To start with, most of the horses were retired work horses like Zippy, but there were also police horses, military horses, and even a circus horse. One very special resident was Elsie, who for years had pulled a pony cart in the zoo in Amersfoort, and lived until her 50th year; she was the oldest horse in the Netherlands ever.
Today, most of the horses at De Paardenkamp are private sport or recreational horses, as well as retired riding school mounts.
The oldest horse there at the moment is Ferry, a Polish warmblood who is nearly 40 years old, and the part-Arab Jasir has been there the longest – he is 36 and has been at De Paardenkamp for 16 years.
De Paardenkamp takes horses from the age of 20, and owners who would like their horses to go there can put their names on a waiting list.
Once accepted, the trust that runs the facility becomes the owner of the horse, and takes over the complete care.
De Paardenkamp runs entirely on donations and gifts from animal lovers; there is no government funding. Often substantial sums are received from bequests, wills and estates, which fund renovations and new buildings; while much of the work is done by volunteers.
New residents are admitted twice a year during special open days; and visitors who come to those days don’t just get to meet the new horses, but also hear about how the farms work, how new horses are introduced, and about the nutrition and care of older horses.
Many of the residents have problems chewing and digesting regular feeds, so have special diets.
The extra care and attention, obviously, comes at a cost, and one of the ways this is paid for is via the De Paardenkamp shop, which sells donated tack and equipment.
More than 500 horses of many different breeds, from small Shetlands to Friesians and warmbloods have spent their retirement years at De Paardenkamp since its foundation. Cees started with an old farm shed on a tiny piece of rough land, but nowadays De Paardenkamp manages three beautiful farms with grazing and stables for 120 horses. Two of the locations are open to the public, and admission is free.

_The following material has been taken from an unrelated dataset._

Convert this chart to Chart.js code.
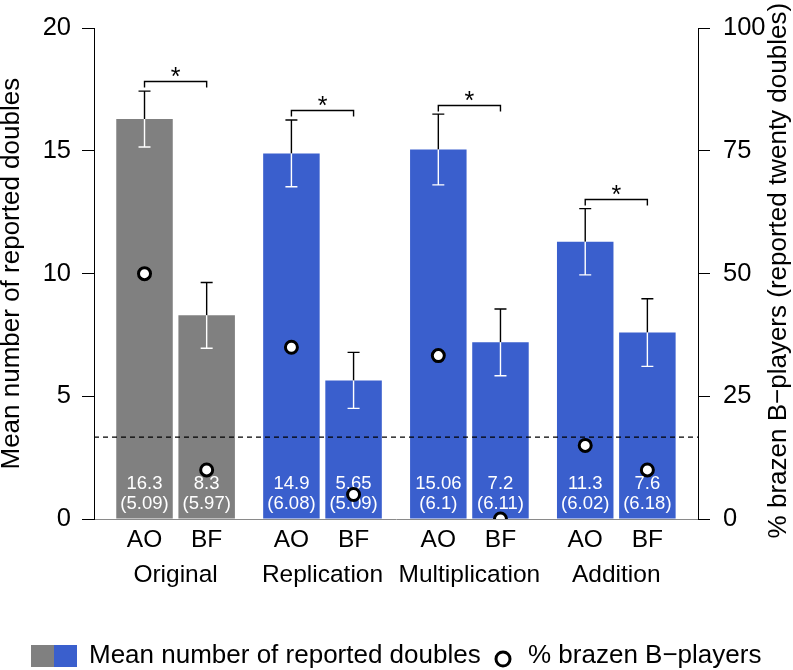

One of these is Vosseveld, which has been owned by De Paardenkamp since 1965. It has stables to accommodate 65 horses and ponies; each has their own private box with always a thick layer of straw in them. There are two smaller paddocks for grazing and a large sand paddock, where the horses are turned out while their stables are being mucked out. The horses that live at this farm are the ones who need more intensive care.
Just 200 metres down the road are large paddocks for grazing. The horses are turned out every week day, and they are very well looked after by a team of around six permanent staff and a group of volunteers. Visitors can get a tour of Vosseveld, buy refreshments or browse the small shop.
The second farm, Het Gagelgat, was inaugurated on June 23, 2012, and is a beautifully restored farm that is often used as a location for filming and photo shoots.
Of course it is the home of retired horses, but in addition there is an exhibition space, a shop with local produce, and a vegetable garden. The interactive exhibit allows visitors to experience three centuries of peasant history, and there are rooms available to hire for meetings, weddings, receptions, events, training sessions and exhibitions. There are also facilities for day care and other social projects. All proceeds, obviously, benefit the horses and ponies of De Paardenkamp.
Finally, farm Birkhoeve has been in use by De Paardenkamp since 2004. The expansion was necessary, because the waiting list grew enormously during the 1980s. Thanks to a considerable legacy, a facility was built which includes four barns: large, spacious areas with ample straw, which each hold groups of approximately 15 horses over winter.
Keeping them in this way promotes social contact for the horses, and benefits health and well being. The bedding does not get removed for the whole winter, but clean straw is added all the time, so the footage is thick and soft for the often-arthritic horses.